The LA Times reported that in addition to the stricter screening rules, the number of foreign TV shows featured on Chinese websites cannot exceed 30 percent of the number of domestic TV shows carried the previous year, noted Beijing News. 

Streaming content treated the same as regular TV programming
Domestic video sites, Youku Tudou and Sohu declined to comment as well, according to the news source. An unnamed executive at one of the major sites confirmed that the company was aware the rules for regular TV programming would be applied to streaming content. Chinese sites currently self-censor content. The new prescreening requirements will probably result in Chinese audiences viewing their preferred foreign shows much later than they are accustomed to. Sometimes foreign shows are available for streaming one day after airing in their home countries, but it is not known how long the lag time will be once the new rules are officially instated. 

For the most part, streaming shows is free for consumers, as site revenue is based on advertising sales. The Daily Telegraph explained that foreign shows, like "Homeland" and "The Big Bang Theory," represent half of popular television content on sites such as Youku Tudou and Sohu. Video sites have competed with each other to win exclusive rights to foreign shows.
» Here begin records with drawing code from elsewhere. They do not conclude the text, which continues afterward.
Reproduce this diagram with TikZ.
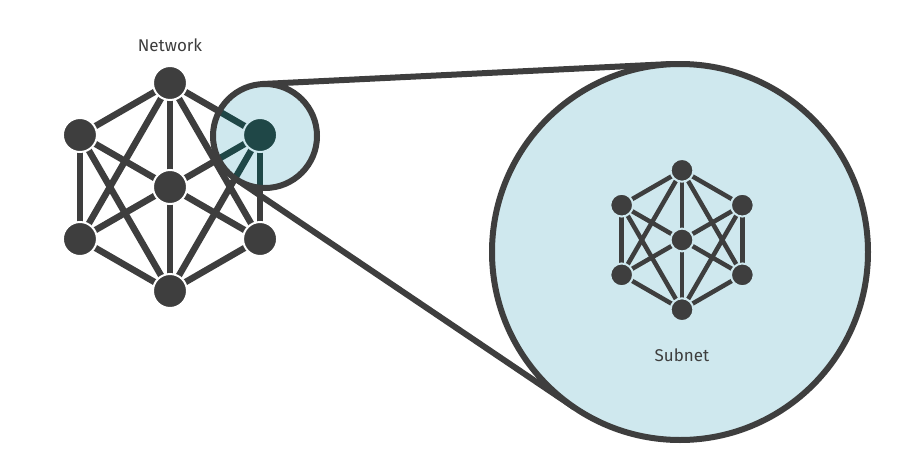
\documentclass[tikz,border=0pt]{standalone}
\usepackage{fontspec}
\setmainfont{Fira Sans}
\definecolor{netgray}{HTML}{3E3E3E}
\definecolor{lensblue}{HTML}{CFE8EE}
\definecolor{netteal}{HTML}{1F4747}
\tikzset{
  edge width/.store in = \edgewidth, edge width = 6.5pt,
  ring/.store in = \ringcolor, ring = white,
  netnode/.style = {circle, fill = #1, draw = \ringcolor, line width = 2pt, inner sep = 0pt, minimum size = 34pt},
  netedge/.style = {draw = #1, line width = \edgewidth},
  lens/.style = {draw = netgray, line width = 6pt, fill = lensblue},
  label/.style = {font = \fontsize{17}{20}\selectfont, text = netgray}
}
% hexagon graph: \netgraph{prefix}{colour}
\newcommand\netgraph[2]{
  \foreach \a/\n in {90/1,150/2,210/3,270/4,330/5,30/6}{
    \coordinate (#1\n) at (\a:104);
  }
  \coordinate (#1c) at (0,0);
  \foreach \u/\v in {1/2,2/3,3/4,4/5,5/6,6/1,1/4,1/3,1/5,4/2,4/6,
                     c/1,c/2,c/3,c/4,c/5,c/6}{
    \draw[netedge=#2] (#1\u) -- (#1\v);
  }
  \foreach \n in {1,...,6,c}{
    \node[netnode=#2] at (#1\n) {};
  }
}
\begin{document}
\begin{tikzpicture}[x=1pt, y=-1pt]
\useasboundingbox (0,0) rectangle (900,450);

\coordinate (small) at (265,136);
\coordinate (big) at (680,252);
% tangent points of the magnifier
\coordinate (ta) at (262.5,84);
\coordinate (tb) at (671,64);
\coordinate (tc) at (235.9,179.1);
\coordinate (td) at (574.9,407.9);

\draw[netgray, line width=6pt] (ta) -- (tb);
\draw[netgray, line width=6pt] (tc) -- (td);
\draw[lens] (big) circle (188);

% network
\begin{scope}[shift={(170,187)}]
  \netgraph{n}{netgray}
\end{scope}

% lens over the network
\fill[lensblue] (small) circle (52);
\begin{scope}
  \clip (small) circle (52);
  \begin{scope}[shift={(170,187)}, ring=lensblue]
    \netgraph{m}{netteal}
  \end{scope}
\end{scope}
\draw[netgray, line width=6pt] (small) circle (52);

% subnet
\begin{scope}[shift={(682,240)}, scale=0.67, edge width=4.5pt, ring=lensblue,
  every node/.append style={transform shape}]
  \netgraph{s}{netgray}
\end{scope}

\node[label] (netlabel) at (170,45) {Network};
\node[label] (sublabel) at (682,355) {Subnet};
\end{tikzpicture}
\end{document}
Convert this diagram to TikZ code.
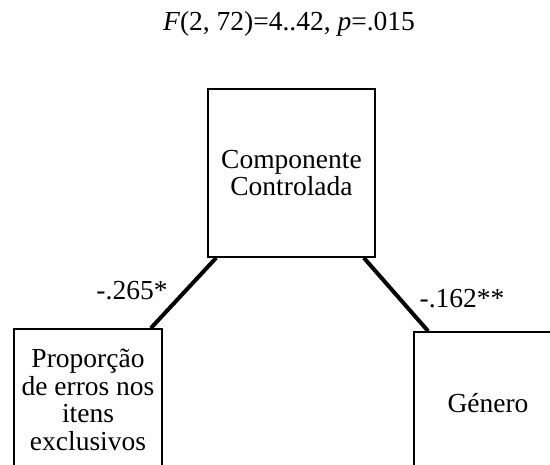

Studios do not know how to make sense of the rules
An executive at a foreign studio commented that it is not yet known how the studio will deal with the new regulations, reported The Daily Telegraph. 

"We don't have much of an idea about how the new regulation will impact the business … It really depends on how this regulation will be carried out," said one Hollywood executive, according to the news source.

Analysts and consultants also do not yet understand what inspired the Chinese regulator to adopt the new rules. Lora Chen, president at California-based consultancy, China Media Consulting, said the Chinese government is eager to develop its own local television industry as it has done with the film industry. Chen commented that the new rules will probably slow the growth that foreign TV distributors have achieved in China. Filmmakers and show creators look to the world's most populous country to expand their audiences. Winning the rights to stream shows on video sites is competitive, and one distributor paid nearly $500,000 for a single episode to stream online in China, said Chen, reported the news source.

Consumers are upset by the expected delays
China's video sites may not be significantly impacted by the new rules. The news source noted that revenue from the video streaming sites climbed 42 percent year over year to $2.1 billion in 2013 according to Chinese consultancy iResearch. Online consumers were upset, however, that they may not get to watch their favorite shows in the time-frames they would like. One TV fan from Shanghai expressed his discontent.

"I'm already used to watching 'The Arrow' every Thursday and 'Z Nation' every Saturday … I can't stand having to wait one to two months before catching up with my favorite shows," said Wu Renchu, reported The LA Times.

Despite consumer concerns, in China, the greater good always wins out over the interest of the public. In the eyes of the government, censoring foreign TV shows is for the greater good – and so it shall be.